Si la France s’est retirée du Mali, elle maintient une présence militaire dans la bande sahélo-saharienne. Un millier de ses 2 300 soldats sont déployés au Niger, d’où sont conduites les opérations aériennes. Les autres sont positionnés au Tchad, où se trouve le commandement de Barkhane, et au Burkina Faso, où est situé le QG de la task force Sabre, unité des forces spéciales. La philosophie des interventions a évolué: les militaires français n’agissent plus seuls, mais en appui des troupes africaines et en fonction de leurs demandes.

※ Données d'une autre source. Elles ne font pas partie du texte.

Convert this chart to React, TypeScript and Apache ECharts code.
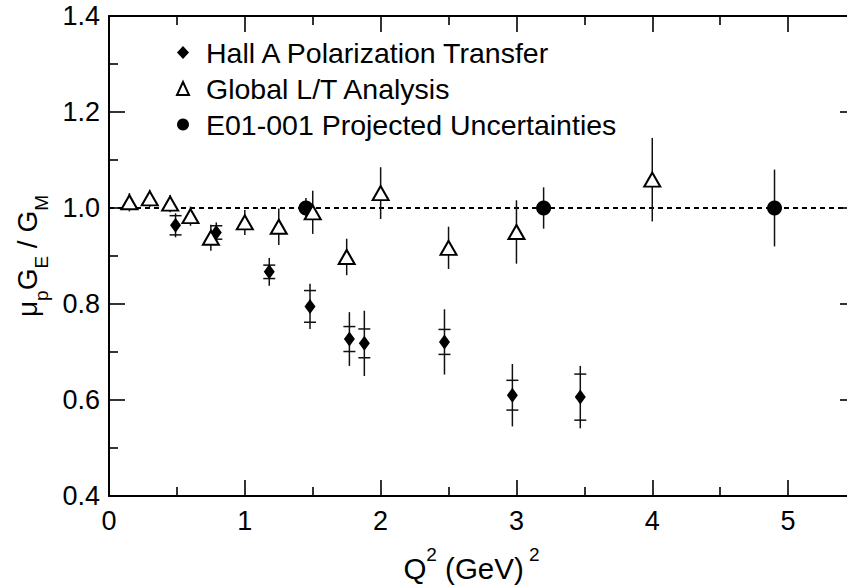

Djihadistes aux portes de Bamako

Cette présence militaire répond à la dégradation de la situation sécuritaire. Les groupes islamistes armés ne disposent pas d’un sanctuaire au Sahel, mais ils étendent désormais leurs actions sanglantes jusqu’à la partie nord des pays du golfe de Guinée. La menace djihadiste atteint la Côte d’Ivoire, le Bénin et, dans une moindre mesure, le Togo et le Ghana.

Fin juillet, au Mali, les djihadistes ont réussi un coup d’éclat en attaquant le camp de Kati, ville de garnison située aux portes de Bamako et au cœur du pouvoir malien: le colonel Assimi Goïta, président de la transition, y réside, de même que son ministre de la Défense, le colonel Sadio Camara, l’homme de Moscou au Mali. L’opération a été revendiquée par la katiba Macina, l’une des composantes du Groupe de soutien à l’islam et aux musulmans (GSIM), affiliée à Al-Qaeda. Elle a été précédée par six attaques quasi simultanées dans les régions de Ségou, Mopti (centre du pays) et Bamako. Un sérieux avertissement pour la junte, qui pensait pouvoir s’en remettre à la Russie pour endiguer la vague djihadiste.